The Legacy of Richard Dawkins

The biggest of the false promises of a less religious world was that everybody would be a lot more rational and less prone to superstition and other irrational behaviour as belief declined. In 2006 when Richard Dawkins’ The God Delusion was published, one could almost be forgiven for thinking this was true. With the (highly exaggerated) threat of Islamic Terrorism being the strongest example used to buttress their arguments. Not even twenty years have passed since but this time has seen a sharp decline in the amount of people professing religious faith or belief in God. Yet, it would be hard to argue that society has since become more rational in concert with this decline.

The recent withdrawal of an award given to Richard Dawkins twenty five years ago by the American Humanist Association is excellent proof of this.

This is not the first time he has fallen afoul of freethinkers for his freethinking. A decade ago he was in similar trouble for rightfully dismissing the the hysterical reaction of some purple-haired harpy to being invited to have coffee by a (no doubt) unattractive man in an elevator. This was in 2011 and this also happens to be about the time where I noticed the crowd that supposedly valued reason becoming more and more loopy. This was mostly to do with feminism and racial issues and as of writing, it has got considerably worse and is ever accelerating.

Richard Dawkins has caved every time he has been called out for things like believing in the biological reality of male and female as the Christians he’s spent most of his public life ridiculing do. Things have now come to a point where freethinkers as they were in the 90s and early 2000s look more like conservatives which they are not now and never were. This is also because conservatives (much like Dawkins), retreat whenever they’re attacked.

Part of this post is indeed me mocking the sad state Richard Dawkins has found himself in at the end of his life. But if he had any humility (and I genuinely hope he has some), he could perhaps view this as a mercy. It is a mercy given him that his more courageous and far more likable ally in the atheist movement never got. Christopher Hitchens died in late 2011 when the foul fruits of their labour were beginning to ripen. His own brand would have never survived the feminist scolds today and he would have found himself more and more embraced by the conservatives who held him close to their bosom while he advocated raining fire down on the Levant.
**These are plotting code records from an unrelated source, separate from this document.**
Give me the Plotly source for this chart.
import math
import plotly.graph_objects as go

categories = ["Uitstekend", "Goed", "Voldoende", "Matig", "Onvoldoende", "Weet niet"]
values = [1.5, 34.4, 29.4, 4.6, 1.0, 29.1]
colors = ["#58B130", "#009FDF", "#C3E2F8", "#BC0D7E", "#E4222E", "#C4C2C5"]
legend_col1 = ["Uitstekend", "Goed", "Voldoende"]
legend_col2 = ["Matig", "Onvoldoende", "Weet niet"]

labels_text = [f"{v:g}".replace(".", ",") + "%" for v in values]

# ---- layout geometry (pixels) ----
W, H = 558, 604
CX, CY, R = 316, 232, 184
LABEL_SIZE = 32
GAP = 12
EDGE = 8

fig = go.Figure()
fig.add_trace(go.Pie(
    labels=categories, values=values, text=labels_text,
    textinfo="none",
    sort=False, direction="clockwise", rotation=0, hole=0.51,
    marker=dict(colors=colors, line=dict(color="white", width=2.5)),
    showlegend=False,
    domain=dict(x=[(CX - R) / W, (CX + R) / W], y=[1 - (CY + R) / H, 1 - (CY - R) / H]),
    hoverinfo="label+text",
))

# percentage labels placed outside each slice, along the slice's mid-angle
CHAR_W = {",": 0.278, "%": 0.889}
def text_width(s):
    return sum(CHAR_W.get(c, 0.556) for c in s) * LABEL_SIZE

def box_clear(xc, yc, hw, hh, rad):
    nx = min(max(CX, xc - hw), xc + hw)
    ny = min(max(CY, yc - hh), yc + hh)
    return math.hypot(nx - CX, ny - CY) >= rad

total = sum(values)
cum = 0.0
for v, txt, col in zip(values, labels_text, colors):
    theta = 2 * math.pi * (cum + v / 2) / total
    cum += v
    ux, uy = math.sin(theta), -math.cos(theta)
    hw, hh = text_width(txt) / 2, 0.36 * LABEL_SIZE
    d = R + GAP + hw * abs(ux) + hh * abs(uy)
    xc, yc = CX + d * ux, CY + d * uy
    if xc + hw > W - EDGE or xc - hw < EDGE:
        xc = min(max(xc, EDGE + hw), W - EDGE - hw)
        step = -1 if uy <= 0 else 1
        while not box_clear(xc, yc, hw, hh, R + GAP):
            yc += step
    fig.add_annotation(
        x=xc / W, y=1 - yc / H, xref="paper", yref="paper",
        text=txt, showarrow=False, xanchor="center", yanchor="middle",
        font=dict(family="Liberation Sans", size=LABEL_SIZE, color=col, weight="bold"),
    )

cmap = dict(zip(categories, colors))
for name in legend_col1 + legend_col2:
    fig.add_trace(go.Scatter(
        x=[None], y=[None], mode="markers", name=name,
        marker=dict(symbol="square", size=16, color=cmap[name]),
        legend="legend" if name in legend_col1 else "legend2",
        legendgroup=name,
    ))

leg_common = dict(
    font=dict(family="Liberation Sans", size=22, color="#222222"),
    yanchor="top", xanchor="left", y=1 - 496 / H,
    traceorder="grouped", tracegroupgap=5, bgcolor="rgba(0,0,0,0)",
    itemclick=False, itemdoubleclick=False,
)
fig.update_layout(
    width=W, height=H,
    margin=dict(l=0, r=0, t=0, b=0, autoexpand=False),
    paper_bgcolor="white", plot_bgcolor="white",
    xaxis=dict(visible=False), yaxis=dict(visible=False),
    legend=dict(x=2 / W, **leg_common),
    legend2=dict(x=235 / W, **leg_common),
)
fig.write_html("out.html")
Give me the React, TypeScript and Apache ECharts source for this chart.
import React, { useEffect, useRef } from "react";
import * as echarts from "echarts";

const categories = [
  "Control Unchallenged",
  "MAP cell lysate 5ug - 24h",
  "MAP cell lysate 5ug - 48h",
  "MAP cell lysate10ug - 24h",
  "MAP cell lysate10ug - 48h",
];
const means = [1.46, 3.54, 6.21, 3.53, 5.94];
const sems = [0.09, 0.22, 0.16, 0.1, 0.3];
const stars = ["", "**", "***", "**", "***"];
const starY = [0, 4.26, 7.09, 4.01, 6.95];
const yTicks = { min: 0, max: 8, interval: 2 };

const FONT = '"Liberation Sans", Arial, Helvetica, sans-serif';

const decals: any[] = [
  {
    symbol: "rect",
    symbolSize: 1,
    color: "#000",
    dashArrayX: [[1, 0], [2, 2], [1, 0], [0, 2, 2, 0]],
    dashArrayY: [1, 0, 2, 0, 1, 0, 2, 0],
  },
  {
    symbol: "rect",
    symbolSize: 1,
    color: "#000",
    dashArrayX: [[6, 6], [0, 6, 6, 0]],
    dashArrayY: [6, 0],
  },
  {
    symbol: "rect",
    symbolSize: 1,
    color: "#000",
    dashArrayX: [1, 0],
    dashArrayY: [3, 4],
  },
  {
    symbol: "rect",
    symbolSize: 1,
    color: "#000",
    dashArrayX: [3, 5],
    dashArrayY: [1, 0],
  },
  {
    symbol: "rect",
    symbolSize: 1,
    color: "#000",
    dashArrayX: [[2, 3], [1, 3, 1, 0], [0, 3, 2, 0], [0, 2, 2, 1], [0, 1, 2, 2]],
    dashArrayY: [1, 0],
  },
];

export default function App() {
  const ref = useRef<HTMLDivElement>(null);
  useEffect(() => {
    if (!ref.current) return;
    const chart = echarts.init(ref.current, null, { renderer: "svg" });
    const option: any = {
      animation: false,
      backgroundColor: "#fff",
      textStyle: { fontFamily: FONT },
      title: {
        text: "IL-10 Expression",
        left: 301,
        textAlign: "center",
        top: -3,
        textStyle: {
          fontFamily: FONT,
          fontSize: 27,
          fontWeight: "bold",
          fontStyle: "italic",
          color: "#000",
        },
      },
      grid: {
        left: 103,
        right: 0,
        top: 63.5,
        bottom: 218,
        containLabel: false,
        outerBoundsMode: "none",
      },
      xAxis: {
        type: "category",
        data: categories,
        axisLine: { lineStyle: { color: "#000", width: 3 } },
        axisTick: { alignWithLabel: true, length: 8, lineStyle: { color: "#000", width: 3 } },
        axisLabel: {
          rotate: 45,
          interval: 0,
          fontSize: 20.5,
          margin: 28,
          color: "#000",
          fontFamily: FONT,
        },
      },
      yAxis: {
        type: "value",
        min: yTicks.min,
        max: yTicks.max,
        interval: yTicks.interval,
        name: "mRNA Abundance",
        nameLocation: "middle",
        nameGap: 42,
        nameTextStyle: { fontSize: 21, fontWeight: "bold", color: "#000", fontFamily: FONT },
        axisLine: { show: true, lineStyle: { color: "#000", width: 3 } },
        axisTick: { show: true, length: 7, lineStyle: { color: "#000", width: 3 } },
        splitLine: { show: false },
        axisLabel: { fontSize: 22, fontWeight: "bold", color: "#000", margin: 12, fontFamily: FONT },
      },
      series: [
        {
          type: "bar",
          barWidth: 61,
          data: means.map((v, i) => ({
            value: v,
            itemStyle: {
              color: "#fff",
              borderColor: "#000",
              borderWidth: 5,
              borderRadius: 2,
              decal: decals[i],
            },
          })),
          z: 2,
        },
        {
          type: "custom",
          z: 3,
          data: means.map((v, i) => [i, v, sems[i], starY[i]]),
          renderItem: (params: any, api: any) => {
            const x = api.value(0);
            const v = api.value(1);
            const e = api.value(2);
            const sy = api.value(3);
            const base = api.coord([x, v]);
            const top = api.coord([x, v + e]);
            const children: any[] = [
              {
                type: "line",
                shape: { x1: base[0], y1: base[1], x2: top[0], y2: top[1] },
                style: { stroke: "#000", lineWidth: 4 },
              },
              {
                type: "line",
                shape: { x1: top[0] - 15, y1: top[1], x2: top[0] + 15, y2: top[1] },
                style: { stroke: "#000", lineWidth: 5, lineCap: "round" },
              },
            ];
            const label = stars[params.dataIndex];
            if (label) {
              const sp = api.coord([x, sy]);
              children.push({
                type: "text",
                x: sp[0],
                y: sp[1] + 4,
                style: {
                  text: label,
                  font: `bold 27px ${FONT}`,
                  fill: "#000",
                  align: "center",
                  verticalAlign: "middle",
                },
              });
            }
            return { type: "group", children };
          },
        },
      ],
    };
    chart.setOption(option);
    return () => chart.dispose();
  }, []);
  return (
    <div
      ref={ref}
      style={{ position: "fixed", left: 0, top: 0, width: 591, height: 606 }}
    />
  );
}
Richard Dawkins, like Hitchens, only believes in eternity in the form of a legacy and unlike Hitchens, is alive to see it unravel before his eyes. I wasn’t even aware this organisation or award existed but I’m sure he was and quite proud to receive it at the time. What is still more amusing is his apologies were considered insufficient which makes him look even more pathetic to his growing list of enemies as well as his dwindling fan base.

On the subject of his fan base, their common physiognomy is something I was unfortunately not aware of when they were at the peak of their self-righteous stridency in the early 2000s. As frumpy scold’s “awful” experience in the elevator suggests, the kind of men who go to atheist conventions are almost uniformly unattractive — their physical appearance matching neatly with their obnoxious personalities. Something the younger me really wishes he’d realised when they infested message boards fifteen years ago. None of them are what I have previously described as honest atheists.

If he has the sense to realise it, Richard Dawkins will count this as a blessing. He has enough time left as of writing to change his ways. No matter what he does, his books will not be widely read or remembered in the future. Not even the swelling masses of irreligious have much patience for those who define themselves by the emptiness of their souls. I am confident Richard Dawkins’ books will be read in the future but not by those he would have hoped would. I expect religious scholars will occasionally open the few remaining copies stored in universities in order to better refute error — not that his arguments were ever that sophisticated.

The only way Dawkins can have any lasting legacy in this world would be to give what would be an astonishing mea culpa before he passes (as he believes), into nothingness. To say he was wrong and hopefully to repent and convert to true Faith in Jesus Christ. It would be unlikely of course but it is far more likely than the future Dawkins and his faithful had in mind when they began their anti-religious crusade.